▶ What you will do
Extract each line of the records below that contains the word "page".

++++++

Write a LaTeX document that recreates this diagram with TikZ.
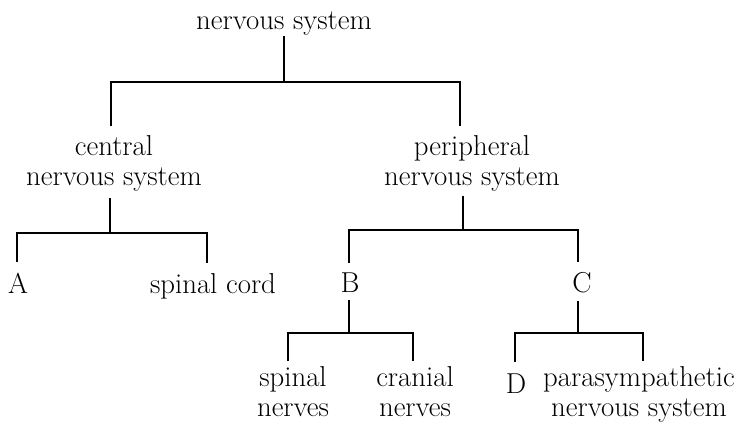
\documentclass[tikz,border=0pt]{standalone}
\begin{document}
\begin{tikzpicture}[x=1pt,y=-1pt,
  lbl/.style={inner sep=0pt, font=\fontsize{28.8}{30}\selectfont, align=center, anchor=base},
  conn/.style={line width=2.2pt, line join=miter}]
\useasboundingbox[fill=white] (0,0) rectangle (744,424);
% labels
\node[lbl] (ns)  at (284,29)  {nervous system};
\node[lbl] (cns) at (114,185) {central\\nervous system};
\node[lbl] (pns) at (472,185) {peripheral\\nervous system};
\node[lbl] (A)   at (18,293)  {A};
\node[lbl] (sc)  at (213,293) {spinal cord};
\node[lbl] (B)   at (350,292) {B};
\node[lbl] (C)   at (582,292) {C};
\node[lbl] (sn)  at (293,416.5) {spinal\\nerves};
\node[lbl] (cn)  at (415,416.5) {cranial\\nerves};
\node[lbl] (D)   at (516,393) {D};
\node[lbl] (ps)  at (639,416.5) {parasympathetic\\nervous system};
% junctions
\coordinate (j1) at (284,82);
\coordinate (j2) at (110,233);
\coordinate (j3) at (463,230);
\coordinate (j4) at (349,333);
\coordinate (j5) at (578,333);
% connectors
\draw[conn] ([yshift=-1pt]ns.south) -- (j1);
\draw[conn] ([xshift=-3pt,yshift=8.5pt]cns.north) |- (j1) -| ([xshift=-12pt,yshift=8.5pt]pns.north);
\draw[conn] ([xshift=-4pt,yshift=-6.5pt]cns.south) -- (j2);
\draw[conn] ([xshift=-1pt,yshift=10.5pt]A.north) |- (j2) -| ([xshift=-6pt,yshift=10pt]sc.north);
\draw[conn] ([xshift=-9pt,yshift=-4.5pt]pns.south) -- (j3);
\draw[conn] ([xshift=-1pt,yshift=9.5pt]B.north) |- (j3) -| ([xshift=-4pt,yshift=9.5pt]C.north);
\draw[conn] ([xshift=-1pt,yshift=-8pt]B.south) -- (j4);
\draw[conn] ([xshift=-5pt,yshift=5pt]sn.north) |- (j4) -| ([xshift=-2pt,yshift=5pt]cn.north);
\draw[conn] ([xshift=-4pt,yshift=-8pt]C.south) -- (j5);
\draw[conn] ([xshift=-1pt,yshift=11.5pt]D.north) |- (j5) -| ([xshift=4pt,yshift=5pt]ps.north);
\end{tikzpicture}
\end{document}
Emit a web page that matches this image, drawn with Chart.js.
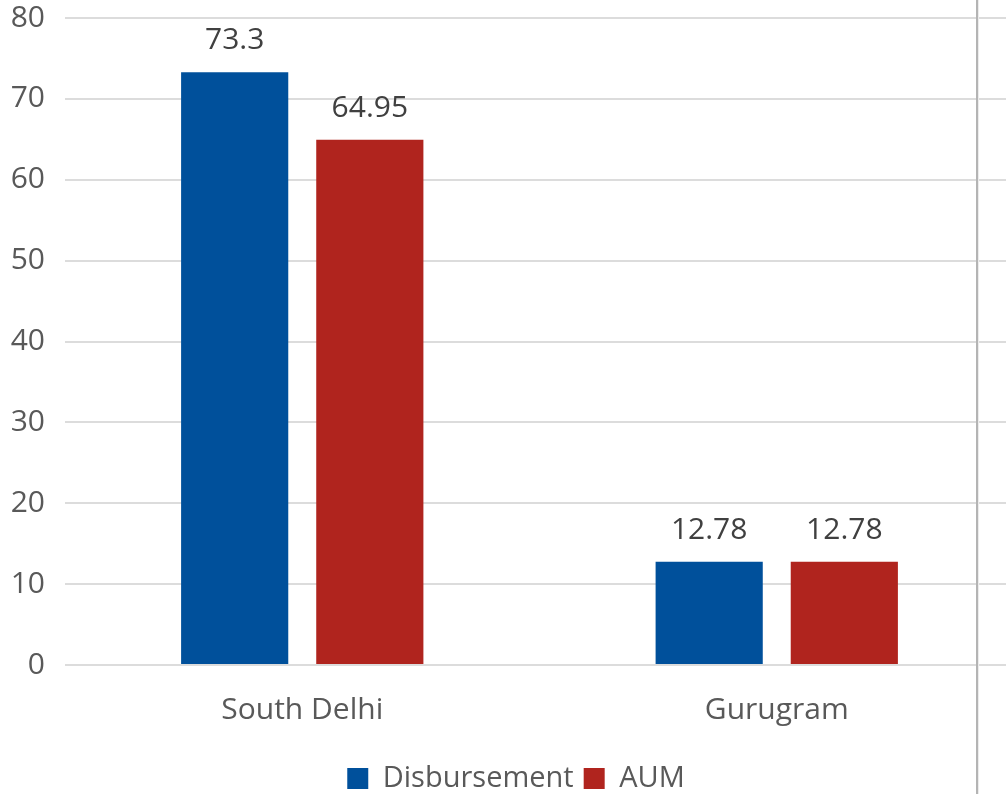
<!DOCTYPE html>
<html>
<head>
<meta charset="utf-8">
<title>Disbursement and AUM by branch</title>
<script src="https://cdn.jsdelivr.net/npm/chart.js@4/dist/chart.umd.min.js"></script>
<style>
  html, body { margin: 0; padding: 0; background: #ffffff; }
  body { width: 1006px; height: 794px; overflow: hidden; position: relative; }
  #wrap { position: absolute; left: 0; top: 0; width: 1014px; height: 803px; }
  #divider { position: absolute; left: 976px; top: 0; width: 2px; height: 794px; background: #b4b4b4; box-shadow: 1px 0 0 #ececec; }
</style>
</head>
<body>
<div id="wrap"><canvas id="chart" width="1014" height="803"></canvas></div>
<div id="divider"></div>
<script>
// Branch figures (Rs. crore)
const categories = ['South Delhi', 'Gurugram'];
const disbursement = [73.3, 12.78];
const aum = [64.95, 12.78];
const seriesNames = ['Disbursement', 'AUM'];
const yTicks = [0, 10, 20, 30, 40, 50, 60, 70, 80];

const FONT = '"Open Sans", "Noto Sans", sans-serif';

// Value printed above each bar
const barValueLabels = {
  id: 'barValueLabels',
  afterDatasetsDraw(chart) {
    const ctx = chart.ctx;
    ctx.save();
    ctx.font = '30px ' + FONT;
    ctx.fillStyle = '#404040';
    ctx.textAlign = 'center';
    ctx.textBaseline = 'alphabetic';
    chart.data.datasets.forEach((ds, i) => {
      const meta = chart.getDatasetMeta(i);
      meta.data.forEach((bar, j) => {
        ctx.fillText(String(ds.data[j]), bar.x, bar.y - 23);
      });
    });
    ctx.restore();
  }
};

// Nudge the legend row a little to the right of the canvas centre
const legendOffset = {
  id: 'legendOffset',
  afterLayout(chart) {
    if (chart.legend) {
      chart.legend.left += 9;
      chart.legend.right += 9;
    }
  }
};

new Chart(document.getElementById('chart'), {
  type: 'bar',
  data: {
    labels: categories,
    datasets: [
      { label: seriesNames[0], data: disbursement, backgroundColor: '#00509b', categoryPercentage: 0.5696, barPercentage: 0.793 },
      { label: seriesNames[1], data: aum, backgroundColor: '#b0241e', categoryPercentage: 0.5696, barPercentage: 0.793 }
    ]
  },
  options: {
    responsive: false,
    animation: false,
    events: [],
    layout: { padding: { top: 18, left: 0, right: 0, bottom: 0 } },
    plugins: {
      tooltip: { enabled: false },
      legend: {
        position: 'bottom',
        labels: {
          font: { family: FONT, size: 29 },
          color: '#595959',
          boxWidth: 21,
          boxHeight: 21,
          padding: 10
        }
      }
    },
    scales: {
      x: {
        grid: { display: false, drawTicks: false },
        border: { display: false },
        ticks: { font: { family: FONT, size: 30 }, color: '#595959', padding: 27 },
        afterFit(scale) { scale.height = 89; }
      },
      y: {
        min: 0,
        max: 80,
        afterBuildTicks(scale) { scale.ticks = yTicks.map(v => ({ value: v })); },
        grid: { color: '#dcdcdc', lineWidth: 2, drawTicks: false },
        border: { display: false },
        ticks: { font: { family: FONT, size: 30 }, color: '#595959', padding: 20 },
        afterFit(scale) {
          scale.width = 65;
          scale.paddingTop = 0;
          scale.paddingBottom = 0;
        }
      }
    }
  },
  plugins: [barValueLabels, legendOffset]
});
</script>
</body>
</html>
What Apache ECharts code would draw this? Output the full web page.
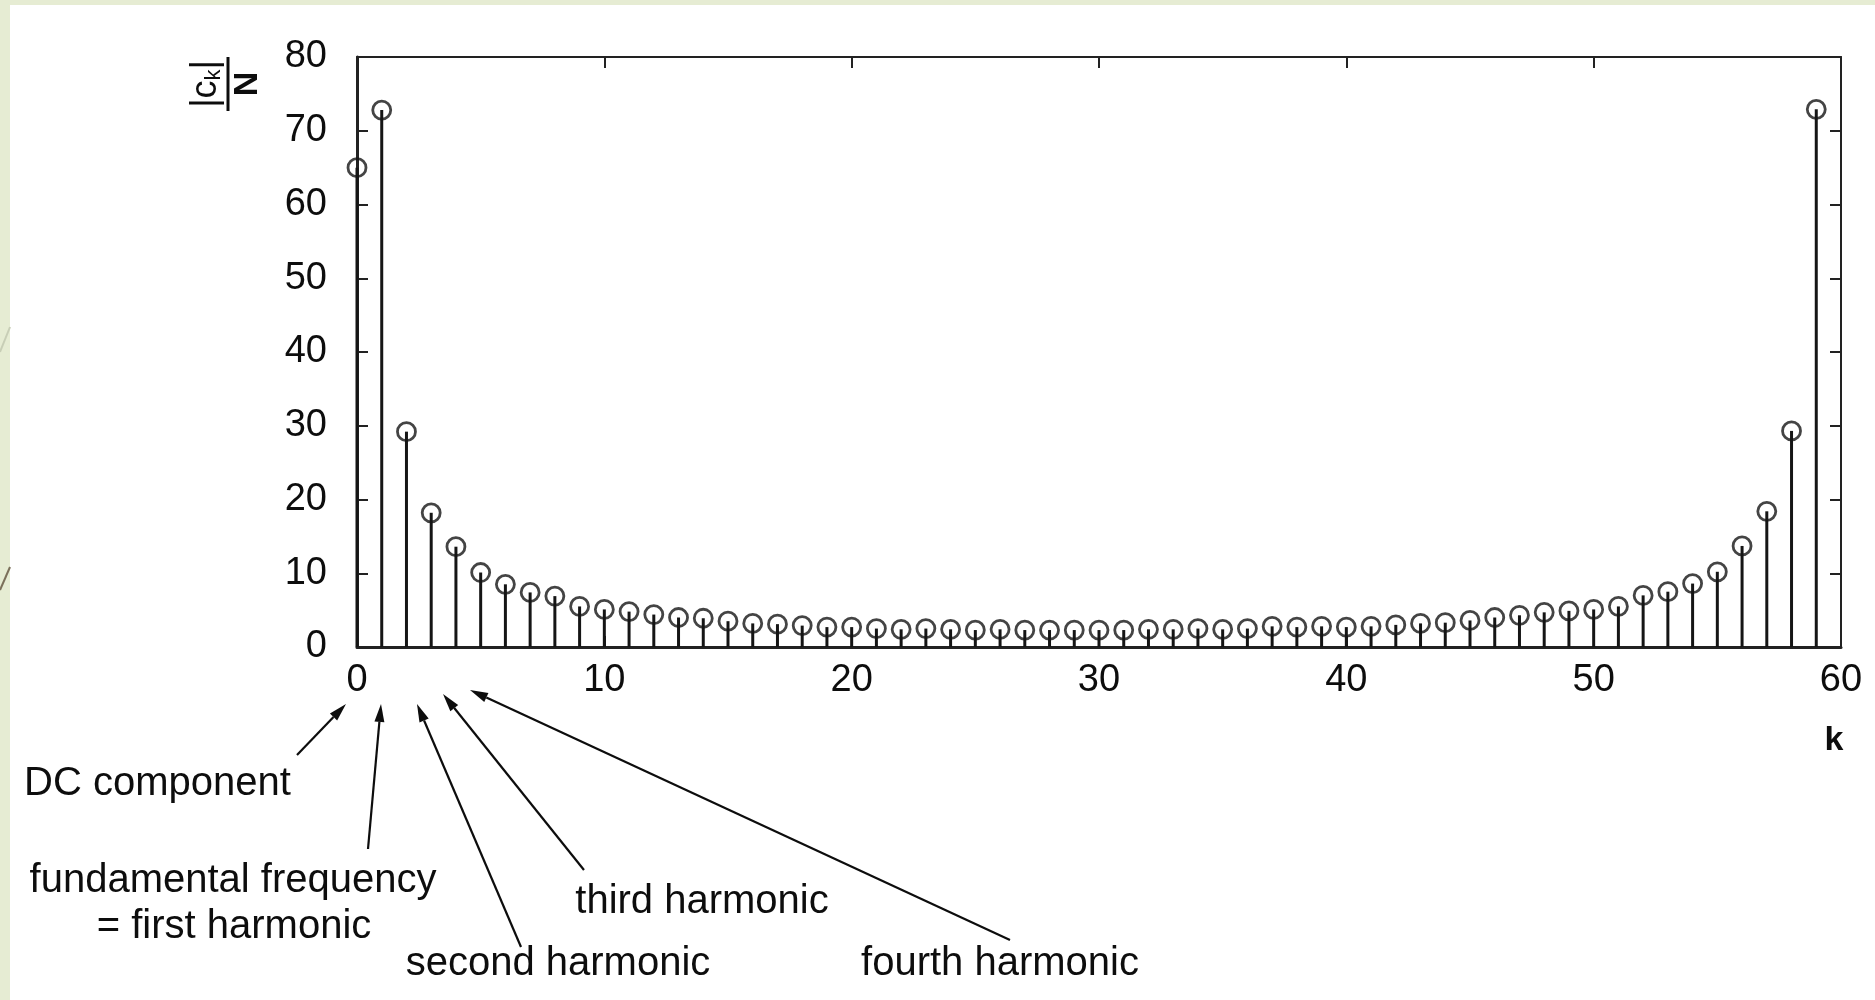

++++++

▶ Response to the task
Emit a web page that matches this image, drawn with Chart.js.
What Apache ECharts code would draw this? Output the full web page.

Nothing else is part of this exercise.